The last point is particularly important. The fact that investors are simultaneously buying crypto products and hedging against declines speaks to the mature behavior of capital. This is not "blind risk-on" but a cautious renewal of interest in the asset class.

Regulation Becomes a Key Factor in Cryptocurrency Assessment

If in previous years the market mainly thrived on news about exchanges, halvings, and the launch of ETFs, in 2026, the theme of rules increasingly dominates. For institutional capital, the issue of regulation is no longer secondary—it directly impacts capital distribution, liquidity, product availability, and risk assessment.

Currently, several directions are in focus:

  • progress in the US regarding the bill on the market structure of digital assets;
  • clarifications from the SEC regarding token categories and the boundaries of securities legislation;
  • acceleration of the development of regulated stablecoins in Hong Kong and Switzerland;
  • increased participation of traditional banks in blockchain infrastructure.

For the crypto market, this signifies an important structural shift. The industry is gradually ceasing to be a peripheral part of the financial system and is increasingly integrating into it through payment solutions, digital settlements, reserve storage, tokenized assets, and corporate infrastructure projects. This is why regulatory news today can move the market just as powerfully as macro statistics or ETF flows.

Stablecoins Move to the Center of the Global Digital Financial System

The segment of stablecoins deserves separate attention. Just recently, they were perceived primarily as a technical tool for crypto trading. However, stablecoins are now becoming one of the most important bridges between traditional finance and digital assets.

The signals of this turnaround are evident in several regions of the world. Banks and regulators are testing models for national and banking stablecoins, discussing reserve standards, and launching the first licensed solutions. For the market, this is significant for three reasons:

  1. trust in digital settlement infrastructure is increasing;
  2. the role of blockchains as a payment and corporate environment is strengthening;
  3. the practical significance of networks where major stablecoins operate is rising.

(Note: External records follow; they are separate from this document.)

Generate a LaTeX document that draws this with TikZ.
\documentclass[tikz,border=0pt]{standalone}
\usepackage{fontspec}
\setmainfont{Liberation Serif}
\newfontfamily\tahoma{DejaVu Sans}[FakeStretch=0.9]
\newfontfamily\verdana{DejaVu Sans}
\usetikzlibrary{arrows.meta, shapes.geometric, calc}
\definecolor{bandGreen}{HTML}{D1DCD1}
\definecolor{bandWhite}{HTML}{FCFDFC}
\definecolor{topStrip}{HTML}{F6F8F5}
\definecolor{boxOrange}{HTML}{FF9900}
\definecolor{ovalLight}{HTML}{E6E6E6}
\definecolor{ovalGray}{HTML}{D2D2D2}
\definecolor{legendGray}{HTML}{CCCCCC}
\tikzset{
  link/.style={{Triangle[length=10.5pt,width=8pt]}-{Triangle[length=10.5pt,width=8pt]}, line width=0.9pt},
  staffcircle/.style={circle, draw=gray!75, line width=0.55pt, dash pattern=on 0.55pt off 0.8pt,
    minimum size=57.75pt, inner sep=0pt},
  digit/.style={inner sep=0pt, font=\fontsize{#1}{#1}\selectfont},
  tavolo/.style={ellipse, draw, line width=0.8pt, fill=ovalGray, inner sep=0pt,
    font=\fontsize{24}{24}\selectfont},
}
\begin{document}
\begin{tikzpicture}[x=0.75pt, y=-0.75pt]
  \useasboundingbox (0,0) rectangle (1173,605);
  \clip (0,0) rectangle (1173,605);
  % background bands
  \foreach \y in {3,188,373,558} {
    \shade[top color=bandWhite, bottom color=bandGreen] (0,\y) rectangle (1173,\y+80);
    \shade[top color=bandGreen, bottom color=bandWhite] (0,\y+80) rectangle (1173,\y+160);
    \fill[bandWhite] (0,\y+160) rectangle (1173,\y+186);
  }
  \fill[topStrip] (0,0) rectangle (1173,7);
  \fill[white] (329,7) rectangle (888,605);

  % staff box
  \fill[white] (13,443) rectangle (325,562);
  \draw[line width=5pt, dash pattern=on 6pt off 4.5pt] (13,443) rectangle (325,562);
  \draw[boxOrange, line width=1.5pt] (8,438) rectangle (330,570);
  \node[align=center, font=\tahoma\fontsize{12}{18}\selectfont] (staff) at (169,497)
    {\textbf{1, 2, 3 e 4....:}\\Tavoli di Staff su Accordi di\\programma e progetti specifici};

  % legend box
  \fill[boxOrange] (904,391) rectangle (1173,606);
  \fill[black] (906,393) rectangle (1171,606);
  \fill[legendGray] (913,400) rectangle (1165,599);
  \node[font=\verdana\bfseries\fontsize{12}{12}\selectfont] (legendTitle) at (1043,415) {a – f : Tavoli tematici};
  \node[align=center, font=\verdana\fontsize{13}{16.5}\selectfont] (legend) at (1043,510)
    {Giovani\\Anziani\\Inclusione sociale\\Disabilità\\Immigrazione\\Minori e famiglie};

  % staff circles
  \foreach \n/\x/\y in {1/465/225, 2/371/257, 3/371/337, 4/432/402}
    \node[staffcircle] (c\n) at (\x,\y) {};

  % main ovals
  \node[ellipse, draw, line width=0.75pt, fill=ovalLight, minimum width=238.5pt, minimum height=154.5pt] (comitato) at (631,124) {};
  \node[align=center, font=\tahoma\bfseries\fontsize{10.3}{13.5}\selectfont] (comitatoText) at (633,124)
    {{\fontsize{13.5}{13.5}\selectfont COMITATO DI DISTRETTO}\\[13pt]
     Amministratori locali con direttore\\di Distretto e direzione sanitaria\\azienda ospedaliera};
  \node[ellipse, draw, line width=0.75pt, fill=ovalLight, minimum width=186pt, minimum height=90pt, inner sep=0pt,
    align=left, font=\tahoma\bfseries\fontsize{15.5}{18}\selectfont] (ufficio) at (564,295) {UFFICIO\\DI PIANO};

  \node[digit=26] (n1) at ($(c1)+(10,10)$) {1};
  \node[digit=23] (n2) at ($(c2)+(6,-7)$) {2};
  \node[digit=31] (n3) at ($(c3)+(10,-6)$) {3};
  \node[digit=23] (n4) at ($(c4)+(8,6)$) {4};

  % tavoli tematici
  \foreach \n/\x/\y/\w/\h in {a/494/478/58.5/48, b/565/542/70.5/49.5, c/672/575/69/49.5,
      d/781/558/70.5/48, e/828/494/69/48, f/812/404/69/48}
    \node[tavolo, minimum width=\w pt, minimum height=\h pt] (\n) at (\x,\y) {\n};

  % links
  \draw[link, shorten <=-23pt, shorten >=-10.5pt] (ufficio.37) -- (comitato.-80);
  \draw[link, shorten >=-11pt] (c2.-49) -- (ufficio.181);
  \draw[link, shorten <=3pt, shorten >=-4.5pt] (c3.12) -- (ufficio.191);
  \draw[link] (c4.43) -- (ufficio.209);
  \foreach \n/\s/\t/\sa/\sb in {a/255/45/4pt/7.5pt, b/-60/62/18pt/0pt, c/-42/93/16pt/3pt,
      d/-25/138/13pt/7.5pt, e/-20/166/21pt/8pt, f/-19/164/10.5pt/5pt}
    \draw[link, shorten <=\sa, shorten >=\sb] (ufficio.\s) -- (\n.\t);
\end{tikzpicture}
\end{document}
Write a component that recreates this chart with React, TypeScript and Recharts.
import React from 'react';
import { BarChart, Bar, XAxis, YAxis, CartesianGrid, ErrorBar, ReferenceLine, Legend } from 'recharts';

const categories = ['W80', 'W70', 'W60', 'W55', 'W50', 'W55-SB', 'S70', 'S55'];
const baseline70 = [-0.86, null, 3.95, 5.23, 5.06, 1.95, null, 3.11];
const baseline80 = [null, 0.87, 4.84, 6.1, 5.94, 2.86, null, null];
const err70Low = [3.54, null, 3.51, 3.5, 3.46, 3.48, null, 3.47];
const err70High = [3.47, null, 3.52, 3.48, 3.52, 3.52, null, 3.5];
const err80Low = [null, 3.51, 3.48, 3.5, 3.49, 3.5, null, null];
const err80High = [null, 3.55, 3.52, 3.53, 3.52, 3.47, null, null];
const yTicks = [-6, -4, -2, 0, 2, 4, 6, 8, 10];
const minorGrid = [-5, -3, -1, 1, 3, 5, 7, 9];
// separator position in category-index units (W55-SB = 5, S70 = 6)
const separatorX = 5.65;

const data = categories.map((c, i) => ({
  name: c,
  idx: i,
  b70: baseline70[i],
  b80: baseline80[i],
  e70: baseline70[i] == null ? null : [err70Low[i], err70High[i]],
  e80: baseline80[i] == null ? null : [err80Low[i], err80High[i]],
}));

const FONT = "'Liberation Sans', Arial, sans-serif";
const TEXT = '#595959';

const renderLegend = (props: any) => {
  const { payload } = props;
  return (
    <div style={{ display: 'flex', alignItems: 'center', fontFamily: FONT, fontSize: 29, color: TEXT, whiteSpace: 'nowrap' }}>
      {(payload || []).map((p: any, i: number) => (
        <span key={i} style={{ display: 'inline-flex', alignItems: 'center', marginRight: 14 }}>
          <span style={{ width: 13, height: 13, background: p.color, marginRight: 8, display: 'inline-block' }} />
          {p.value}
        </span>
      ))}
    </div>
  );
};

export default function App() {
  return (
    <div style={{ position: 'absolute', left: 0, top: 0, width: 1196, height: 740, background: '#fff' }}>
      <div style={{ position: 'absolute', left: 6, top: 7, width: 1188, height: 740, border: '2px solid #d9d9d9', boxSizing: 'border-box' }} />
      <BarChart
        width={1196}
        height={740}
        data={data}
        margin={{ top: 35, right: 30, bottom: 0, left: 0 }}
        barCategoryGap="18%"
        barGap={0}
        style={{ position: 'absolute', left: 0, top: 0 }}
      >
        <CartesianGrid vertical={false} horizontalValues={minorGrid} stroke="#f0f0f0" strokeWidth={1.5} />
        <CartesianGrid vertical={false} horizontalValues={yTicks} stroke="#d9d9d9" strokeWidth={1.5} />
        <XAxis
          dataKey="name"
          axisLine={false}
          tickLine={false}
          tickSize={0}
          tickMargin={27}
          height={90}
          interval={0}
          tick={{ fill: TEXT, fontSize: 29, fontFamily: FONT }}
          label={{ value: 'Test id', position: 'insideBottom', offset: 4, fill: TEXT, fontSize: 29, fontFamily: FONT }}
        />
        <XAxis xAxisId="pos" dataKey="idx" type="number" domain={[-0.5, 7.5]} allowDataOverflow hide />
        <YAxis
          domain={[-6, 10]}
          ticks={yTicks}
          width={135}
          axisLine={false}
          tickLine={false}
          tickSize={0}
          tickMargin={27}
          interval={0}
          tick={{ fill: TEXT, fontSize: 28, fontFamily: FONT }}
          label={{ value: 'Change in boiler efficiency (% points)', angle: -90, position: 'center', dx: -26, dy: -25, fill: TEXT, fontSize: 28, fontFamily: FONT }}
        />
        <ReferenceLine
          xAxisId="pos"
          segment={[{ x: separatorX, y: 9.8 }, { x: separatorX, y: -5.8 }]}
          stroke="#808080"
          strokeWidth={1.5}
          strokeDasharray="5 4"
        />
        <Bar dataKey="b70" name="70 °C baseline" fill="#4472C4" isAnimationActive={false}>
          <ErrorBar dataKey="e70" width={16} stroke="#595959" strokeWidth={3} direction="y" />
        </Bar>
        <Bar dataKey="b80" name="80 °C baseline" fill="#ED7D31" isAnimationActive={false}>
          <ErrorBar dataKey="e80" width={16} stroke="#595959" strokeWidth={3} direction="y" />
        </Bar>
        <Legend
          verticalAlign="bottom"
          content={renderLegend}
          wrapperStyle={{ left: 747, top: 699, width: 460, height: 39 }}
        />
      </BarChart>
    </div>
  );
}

For Ethereum, this is a strategically positive factor, as the Ethereum network and its associated ecosystems remain the foundational environment for a significant portion of stablecoin turnover and tokenized financial solutions. For Bitcoin, the effect is more indirect: the deeper digital assets become embedded in regulated financial frameworks, the greater the overall legitimacy of the sector.

The Macro Factor Remains the Main Limiter for a New Rally

Despite the return of institutional demand, the cryptocurrency market cannot ignore external factors. The main theme at the start of the week is the rise in geopolitical premiums in global markets following a new surge of tension in the Middle East and a spike in oil prices. This heightens inflationary risks, increases volatility in currency and stock markets, and makes investor behavior more cautious.

This is important for cryptocurrencies because Bitcoin and Ethereum are increasingly behaving like assets with high sensitivity to global liquidity. When oil prices surge, the dollar strengthens, and market participants begin to fear renewed inflationary pressure, cryptocurrencies find it increasingly difficult to rapidly develop a full-fledged rally.

Therefore, in the upcoming sessions, investors should monitor three directions:

  • whether Bitcoin remains above the key zone of $70,000;
  • whether institutional inflows continue;
  • whether geopolitical tensions escalate into a broader blow to risky assets.

The Top 10 Most Popular Cryptocurrencies as of April 14, 2026

Based on current market capitalization, the top ten largest and most discussed cryptocurrencies include:

  1. Bitcoin (BTC)—the primary digital asset of the market and the primary reference point for institutional investors.
  2. Ethereum (ETH)—the leading infrastructure platform for smart contracts, stablecoins, and tokenization.
  3. Tether (USDT)—the largest dollar-backed stablecoin and a key source of liquidity in the crypto ecosystem.
  4. BNB—one of the largest exchange and ecosystem tokens, maintaining strong positions in the global circulation.
  5. XRP—an asset with sustainable international attention due to its payment theme and high liquidity.
  6. USDC—one of the most important regulated dollar stablecoins.
  7. Solana (SOL)—a major high-speed blockchain platform with a strong presence in trading and user ecosystems.
  8. TRON (TRX)—a notable infrastructure asset, particularly significant in cross-border transfers and stablecoin turnover.
  9. Dogecoin (DOGE)—still one of the most recognizable speculative digital assets in the world.
  10. Hyperliquid (HYPE)—a new entrant in the top ten, reflecting the growing market interest in trading infrastructure and on-chain derivatives.

The mere fact that two of the largest stablecoins are present in the top ten, along with the emergence of new infrastructure projects, indicates that the cryptocurrency market is becoming more functional and less one-dimensional. It now comprises not only "growth coins" but also payment, trading, and settlement frameworks.

What This Means for Investors on April 14

On April 14, the baseline scenario for the crypto market looks cautiously positive. The sector is receiving support from the return of institutional inflows, the stabilization of Bitcoin above an important zone, and a gradual movement toward clearer regulation. However, aggressive optimism remains insufficient; the external macroenvironment remains too nervous, and geopolitics can quickly return the market to a defensive mode.

For investors, this means that the nearest decisions are best made not in the logic of chasing momentum but in the logic of selecting the most liquid and fundamentally supported assets. In the short term, the market will react to macro news and capital movement into investment products. In the medium term, it will respond to regulatory developments, the growing role of stablecoins, and the expansion of institutional participation. These factors are currently determining what the next phase of the global crypto market will look like.